[Work required]:
Give back the full listing, character for character, with no pictures.

[Material provided]:
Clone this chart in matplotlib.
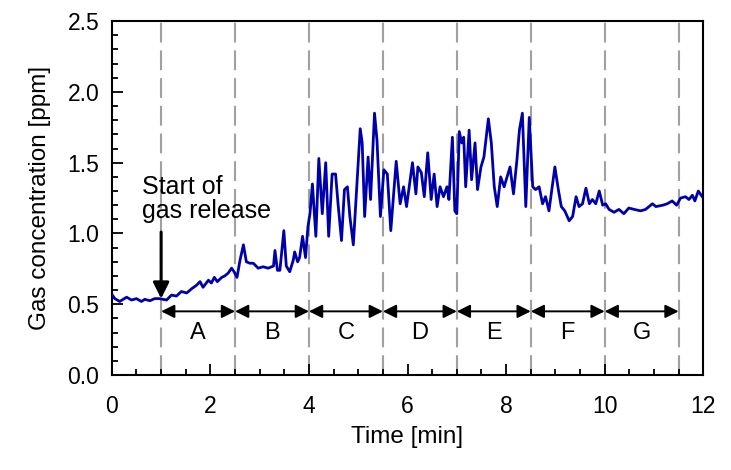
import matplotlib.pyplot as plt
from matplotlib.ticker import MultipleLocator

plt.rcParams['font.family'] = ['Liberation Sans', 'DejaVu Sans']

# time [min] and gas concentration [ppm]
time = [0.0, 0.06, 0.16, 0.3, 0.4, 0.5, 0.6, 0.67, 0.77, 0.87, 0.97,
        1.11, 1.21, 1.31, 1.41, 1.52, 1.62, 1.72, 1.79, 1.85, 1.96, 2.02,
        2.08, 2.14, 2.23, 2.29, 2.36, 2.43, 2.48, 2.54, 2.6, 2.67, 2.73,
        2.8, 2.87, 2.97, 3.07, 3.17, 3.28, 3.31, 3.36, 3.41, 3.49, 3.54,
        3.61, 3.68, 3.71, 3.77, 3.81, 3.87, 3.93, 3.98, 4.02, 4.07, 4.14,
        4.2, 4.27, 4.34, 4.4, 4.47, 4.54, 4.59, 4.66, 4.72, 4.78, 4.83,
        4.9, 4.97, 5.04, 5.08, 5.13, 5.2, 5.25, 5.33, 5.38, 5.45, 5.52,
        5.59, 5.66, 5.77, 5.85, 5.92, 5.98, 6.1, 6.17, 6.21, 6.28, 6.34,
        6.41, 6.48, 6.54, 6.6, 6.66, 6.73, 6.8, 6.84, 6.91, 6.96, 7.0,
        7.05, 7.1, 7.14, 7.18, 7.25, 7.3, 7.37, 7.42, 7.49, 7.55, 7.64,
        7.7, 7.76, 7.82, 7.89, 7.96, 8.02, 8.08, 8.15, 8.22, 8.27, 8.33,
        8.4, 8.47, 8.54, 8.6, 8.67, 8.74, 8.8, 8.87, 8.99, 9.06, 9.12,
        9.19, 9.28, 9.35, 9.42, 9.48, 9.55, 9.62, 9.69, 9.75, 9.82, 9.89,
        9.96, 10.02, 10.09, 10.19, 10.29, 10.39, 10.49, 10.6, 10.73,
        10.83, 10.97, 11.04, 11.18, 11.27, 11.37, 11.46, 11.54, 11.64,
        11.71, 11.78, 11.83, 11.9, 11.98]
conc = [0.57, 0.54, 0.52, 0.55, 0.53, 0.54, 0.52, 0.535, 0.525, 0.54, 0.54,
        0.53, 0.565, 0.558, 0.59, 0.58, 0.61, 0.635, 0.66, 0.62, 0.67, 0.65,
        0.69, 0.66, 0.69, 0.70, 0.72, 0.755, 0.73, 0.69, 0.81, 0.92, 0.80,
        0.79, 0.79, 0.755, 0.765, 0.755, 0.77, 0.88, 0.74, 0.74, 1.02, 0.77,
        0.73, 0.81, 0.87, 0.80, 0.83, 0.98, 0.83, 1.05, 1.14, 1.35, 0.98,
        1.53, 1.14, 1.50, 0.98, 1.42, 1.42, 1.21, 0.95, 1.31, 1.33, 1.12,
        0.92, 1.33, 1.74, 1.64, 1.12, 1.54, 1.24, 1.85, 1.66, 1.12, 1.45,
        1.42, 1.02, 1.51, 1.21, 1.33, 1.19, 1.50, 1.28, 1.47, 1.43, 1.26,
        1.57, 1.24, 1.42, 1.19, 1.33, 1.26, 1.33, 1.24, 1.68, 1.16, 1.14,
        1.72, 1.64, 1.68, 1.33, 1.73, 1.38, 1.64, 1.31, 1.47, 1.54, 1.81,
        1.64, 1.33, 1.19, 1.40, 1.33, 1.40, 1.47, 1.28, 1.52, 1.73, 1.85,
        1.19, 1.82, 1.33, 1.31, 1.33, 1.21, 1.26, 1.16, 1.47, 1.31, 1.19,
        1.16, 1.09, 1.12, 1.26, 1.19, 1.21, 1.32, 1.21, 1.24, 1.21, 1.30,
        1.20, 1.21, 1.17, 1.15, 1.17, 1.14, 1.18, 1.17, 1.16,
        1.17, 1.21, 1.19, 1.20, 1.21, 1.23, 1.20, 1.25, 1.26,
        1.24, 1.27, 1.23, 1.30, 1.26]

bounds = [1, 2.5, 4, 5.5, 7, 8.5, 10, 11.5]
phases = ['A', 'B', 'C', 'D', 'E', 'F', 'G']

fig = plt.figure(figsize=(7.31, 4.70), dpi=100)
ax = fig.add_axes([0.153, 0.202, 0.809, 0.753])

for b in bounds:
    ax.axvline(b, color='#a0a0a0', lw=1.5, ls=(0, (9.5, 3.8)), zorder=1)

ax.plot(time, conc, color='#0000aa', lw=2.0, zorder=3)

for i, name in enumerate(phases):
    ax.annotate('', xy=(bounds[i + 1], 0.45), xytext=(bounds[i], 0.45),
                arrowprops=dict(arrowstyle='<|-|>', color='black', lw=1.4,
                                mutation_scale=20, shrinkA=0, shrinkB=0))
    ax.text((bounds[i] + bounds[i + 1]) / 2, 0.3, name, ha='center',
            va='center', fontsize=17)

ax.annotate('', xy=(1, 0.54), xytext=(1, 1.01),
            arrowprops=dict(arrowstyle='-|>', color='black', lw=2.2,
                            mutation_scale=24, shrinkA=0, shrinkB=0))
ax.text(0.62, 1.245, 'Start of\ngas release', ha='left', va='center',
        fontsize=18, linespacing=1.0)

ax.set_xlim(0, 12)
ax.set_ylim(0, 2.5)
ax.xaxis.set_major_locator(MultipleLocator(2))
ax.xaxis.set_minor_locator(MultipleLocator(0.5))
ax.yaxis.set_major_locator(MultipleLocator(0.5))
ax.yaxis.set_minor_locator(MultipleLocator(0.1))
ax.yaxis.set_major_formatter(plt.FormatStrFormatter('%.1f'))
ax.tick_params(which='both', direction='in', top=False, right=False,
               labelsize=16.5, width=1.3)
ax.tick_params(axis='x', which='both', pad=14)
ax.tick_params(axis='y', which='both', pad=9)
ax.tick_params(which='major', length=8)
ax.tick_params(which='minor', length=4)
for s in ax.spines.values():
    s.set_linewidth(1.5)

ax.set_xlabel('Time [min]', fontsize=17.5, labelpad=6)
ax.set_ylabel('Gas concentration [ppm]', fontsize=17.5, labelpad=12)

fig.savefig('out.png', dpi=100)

[Completed task]:
Clone this chart in matplotlib.
import matplotlib.pyplot as plt
from matplotlib.ticker import MultipleLocator

plt.rcParams['font.family'] = ['Liberation Sans', 'DejaVu Sans']

# time [min] and gas concentration [ppm]
time = [0.0, 0.06, 0.16, 0.3, 0.4, 0.5, 0.6, 0.67, 0.77, 0.87, 0.97,
        1.11, 1.21, 1.31, 1.41, 1.52, 1.62, 1.72, 1.79, 1.85, 1.96, 2.02,
        2.08, 2.14, 2.23, 2.29, 2.36, 2.43, 2.48, 2.54, 2.6, 2.67, 2.73,
        2.8, 2.87, 2.97, 3.07, 3.17, 3.28, 3.31, 3.36, 3.41, 3.49, 3.54,
        3.61, 3.68, 3.71, 3.77, 3.81, 3.87, 3.93, 3.98, 4.02, 4.07, 4.14,
        4.2, 4.27, 4.34, 4.4, 4.47, 4.54, 4.59, 4.66, 4.72, 4.78, 4.83,
        4.9, 4.97, 5.04, 5.08, 5.13, 5.2, 5.25, 5.33, 5.38, 5.45, 5.52,
        5.59, 5.66, 5.77, 5.85, 5.92, 5.98, 6.1, 6.17, 6.21, 6.28, 6.34,
        6.41, 6.48, 6.54, 6.6, 6.66, 6.73, 6.8, 6.84, 6.91, 6.96, 7.0,
        7.05, 7.1, 7.14, 7.18, 7.25, 7.3, 7.37, 7.42, 7.49, 7.55, 7.64,
        7.7, 7.76, 7.82, 7.89, 7.96, 8.02, 8.08, 8.15, 8.22, 8.27, 8.33,
        8.4, 8.47, 8.54, 8.6, 8.67, 8.74, 8.8, 8.87, 8.99, 9.06, 9.12,
        9.19, 9.28, 9.35, 9.42, 9.48, 9.55, 9.62, 9.69, 9.75, 9.82, 9.89,
        9.96, 10.02, 10.09, 10.19, 10.29, 10.39, 10.49, 10.6, 10.73,
        10.83, 10.97, 11.04, 11.18, 11.27, 11.37, 11.46, 11.54, 11.64,
        11.71, 11.78, 11.83, 11.9, 11.98]
conc = [0.57, 0.54, 0.52, 0.55, 0.53, 0.54, 0.52, 0.535, 0.525, 0.54, 0.54,
        0.53, 0.565, 0.558, 0.59, 0.58, 0.61, 0.635, 0.66, 0.62, 0.67, 0.65,
        0.69, 0.66, 0.69, 0.70, 0.72, 0.755, 0.73, 0.69, 0.81, 0.92, 0.80,
        0.79, 0.79, 0.755, 0.765, 0.755, 0.77, 0.88, 0.74, 0.74, 1.02, 0.77,
        0.73, 0.81, 0.87, 0.80, 0.83, 0.98, 0.83, 1.05, 1.14, 1.35, 0.98,
        1.53, 1.14, 1.50, 0.98, 1.42, 1.42, 1.21, 0.95, 1.31, 1.33, 1.12,
        0.92, 1.33, 1.74, 1.64, 1.12, 1.54, 1.24, 1.85, 1.66, 1.12, 1.45,
        1.42, 1.02, 1.51, 1.21, 1.33, 1.19, 1.50, 1.28, 1.47, 1.43, 1.26,
        1.57, 1.24, 1.42, 1.19, 1.33, 1.26, 1.33, 1.24, 1.68, 1.16, 1.14,
        1.72, 1.64, 1.68, 1.33, 1.73, 1.38, 1.64, 1.31, 1.47, 1.54, 1.81,
        1.64, 1.33, 1.19, 1.40, 1.33, 1.40, 1.47, 1.28, 1.52, 1.73, 1.85,
        1.19, 1.82, 1.33, 1.31, 1.33, 1.21, 1.26, 1.16, 1.47, 1.31, 1.19,
        1.16, 1.09, 1.12, 1.26, 1.19, 1.21, 1.32, 1.21, 1.24, 1.21, 1.30,
        1.20, 1.21, 1.17, 1.15, 1.17, 1.14, 1.18, 1.17, 1.16,
        1.17, 1.21, 1.19, 1.20, 1.21, 1.23, 1.20, 1.25, 1.26,
        1.24, 1.27, 1.23, 1.30, 1.26]

bounds = [1, 2.5, 4, 5.5, 7, 8.5, 10, 11.5]
phases = ['A', 'B', 'C', 'D', 'E', 'F', 'G']

fig = plt.figure(figsize=(7.31, 4.70), dpi=100)
ax = fig.add_axes([0.153, 0.202, 0.809, 0.753])

for b in bounds:
    ax.axvline(b, color='#a0a0a0', lw=1.5, ls=(0, (9.5, 3.8)), zorder=1)

ax.plot(time, conc, color='#0000aa', lw=2.0, zorder=3)

for i, name in enumerate(phases):
    ax.annotate('', xy=(bounds[i + 1], 0.45), xytext=(bounds[i], 0.45),
                arrowprops=dict(arrowstyle='<|-|>', color='black', lw=1.4,
                                mutation_scale=20, shrinkA=0, shrinkB=0))
    ax.text((bounds[i] + bounds[i + 1]) / 2, 0.3, name, ha='center',
            va='center', fontsize=17)

ax.annotate('', xy=(1, 0.54), xytext=(1, 1.01),
            arrowprops=dict(arrowstyle='-|>', color='black', lw=2.2,
                            mutation_scale=24, shrinkA=0, shrinkB=0))
ax.text(0.62, 1.245, 'Start of\ngas release', ha='left', va='center',
        fontsize=18, linespacing=1.0)

ax.set_xlim(0, 12)
ax.set_ylim(0, 2.5)
ax.xaxis.set_major_locator(MultipleLocator(2))
ax.xaxis.set_minor_locator(MultipleLocator(0.5))
ax.yaxis.set_major_locator(MultipleLocator(0.5))
ax.yaxis.set_minor_locator(MultipleLocator(0.1))
ax.yaxis.set_major_formatter(plt.FormatStrFormatter('%.1f'))
ax.tick_params(which='both', direction='in', top=False, right=False,
               labelsize=16.5, width=1.3)
ax.tick_params(axis='x', which='both', pad=14)
ax.tick_params(axis='y', which='both', pad=9)
ax.tick_params(which='major', length=8)
ax.tick_params(which='minor', length=4)
for s in ax.spines.values():
    s.set_linewidth(1.5)

ax.set_xlabel('Time [min]', fontsize=17.5, labelpad=6)
ax.set_ylabel('Gas concentration [ppm]', fontsize=17.5, labelpad=12)

fig.savefig('out.png', dpi=100)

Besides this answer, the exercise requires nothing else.